My Best-Ever New York Cheesecake recipe is creamy, sweet, dense, and one perfectly baked cheesecake.
- 2 ⅔ cups (8oz/225g) Graham cracker crumbs
- 8 tablespoons (4oz/115g) butter melted
- 4 ½ cups (2lbs 4oz/1015g) cream cheese
- 1 cup (8oz/225g) granulated sugar
- 1 tablespoon vanilla extract
- grated zest and juice of 1 lemon
- 5 large eggs room temperature
- ¼ cup (1 ¼oz/35g) all-purpose flour
- Preheat the oven to 350°F (180°C).
- In a small bowl mix together the cookie crumbs and melted butter. Press into a 9-inch springform tin.

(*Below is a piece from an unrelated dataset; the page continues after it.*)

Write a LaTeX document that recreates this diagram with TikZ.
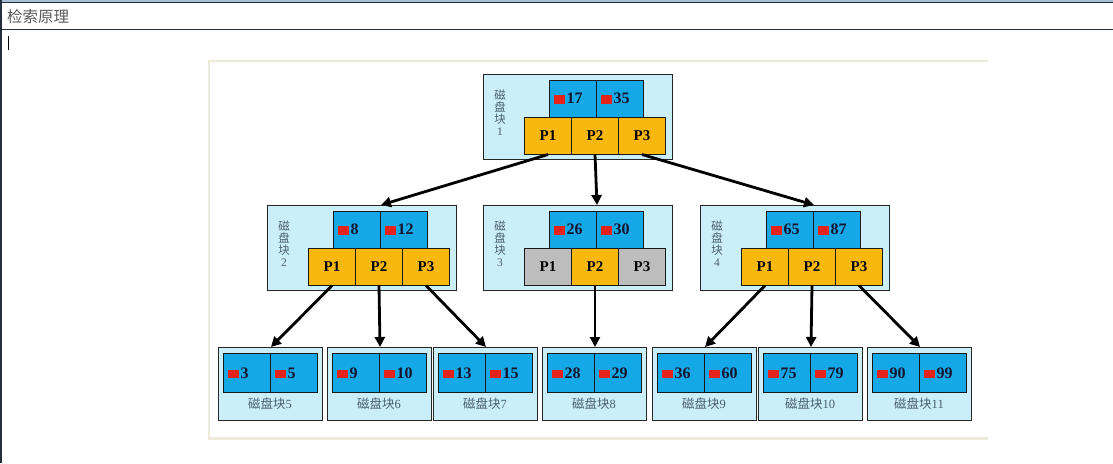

Place in the fridge to chill.
- Using a stand mixer or an electric hand mixer, whisk the cream cheese and sugar together on high speed until smooth and there are no lumps.

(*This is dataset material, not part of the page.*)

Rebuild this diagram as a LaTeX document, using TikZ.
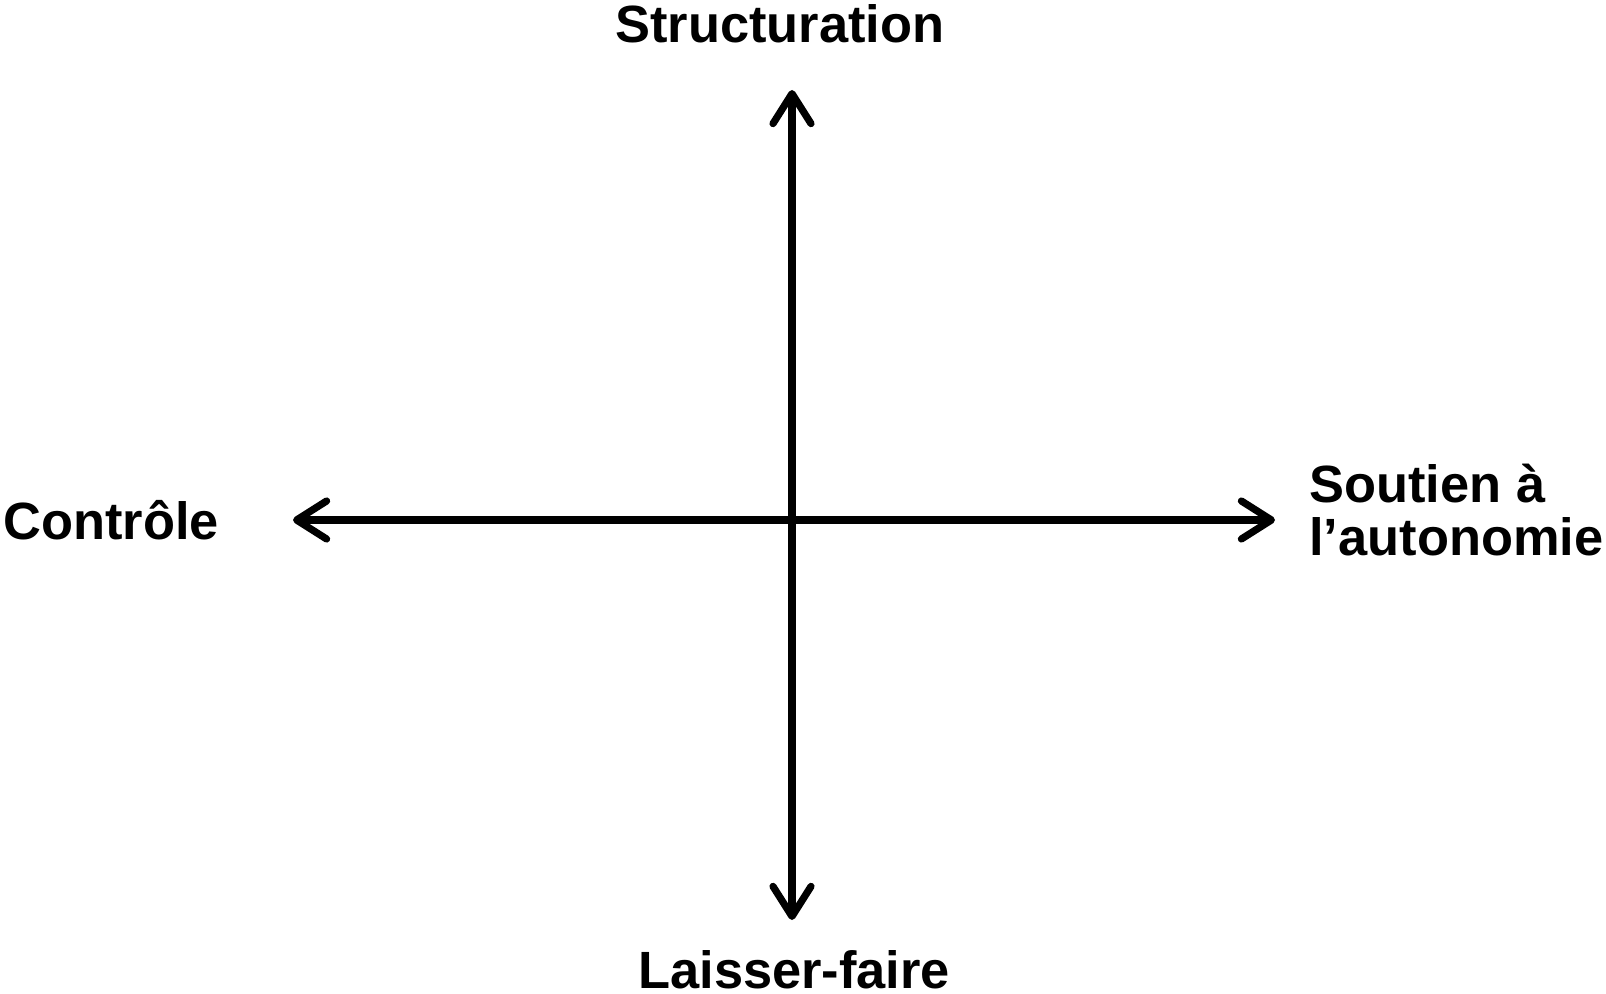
\documentclass[tikz,border=0pt]{standalone}
\usepackage{fontspec}
\setmainfont{Liberation Sans}
\usetikzlibrary{arrows.meta}
\tikzset{
  axis/.style={line width=3.6pt, {Straight Barb[round,length=15pt,width=19pt]}-{Straight Barb[round,length=15pt,width=19pt]}},
  lbl/.style={inner sep=0pt, font=\bfseries\fontsize{26.2}{26.5}\selectfont, text=black}
}
\begin{document}
\begin{tikzpicture}[x=0.5pt,y=-0.5pt]
\useasboundingbox (0,0) rectangle (1606,994);
\coordinate (top) at (792,90);
\coordinate (bot) at (792,920);
\coordinate (left) at (293,520);
\coordinate (right) at (1275,520);
\draw[axis] (bot) -- (top);
\draw[axis] (left) -- (right);
\node[lbl, anchor=base west] (struct) at (615,43) {Structuration};
\node[lbl, anchor=base west] (ctrl) at (3,539) {Contrôle};
\node[lbl, anchor=base west, align=left] (sout) at (1309,555) {Soutien à\\l’autonomie};
\node[lbl, anchor=base west] (laisser) at (638,988) {Laisser-faire};
\end{tikzpicture}
\end{document}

- Add in the vanilla, lemon zest, and juice.
- Slowly add in the eggs one at a time until fully blended. At this point, your mix should be nice and airy from all the mixing.
- Add in the flour and mix until combined.
- Bake for about 70 – 80 minutes. You will know when it is done when there will still be a slight jiggle in the middle. Set aside to cool. TIP: Place a baking pan with hot water on the shelf below the cheesecake as it bakes. This will help avoid a cracked cheesecake.
- While still in the tin place the cheesecake in the fridge to chill for a minimum of 5 hours but preferably overnight. It needs a few hours to firm up. Serve with some stewed fruit, whipped cream, or ice-cream on top. Store in the fridge for up to 4 days. It also freezes very well for up to 4 weeks.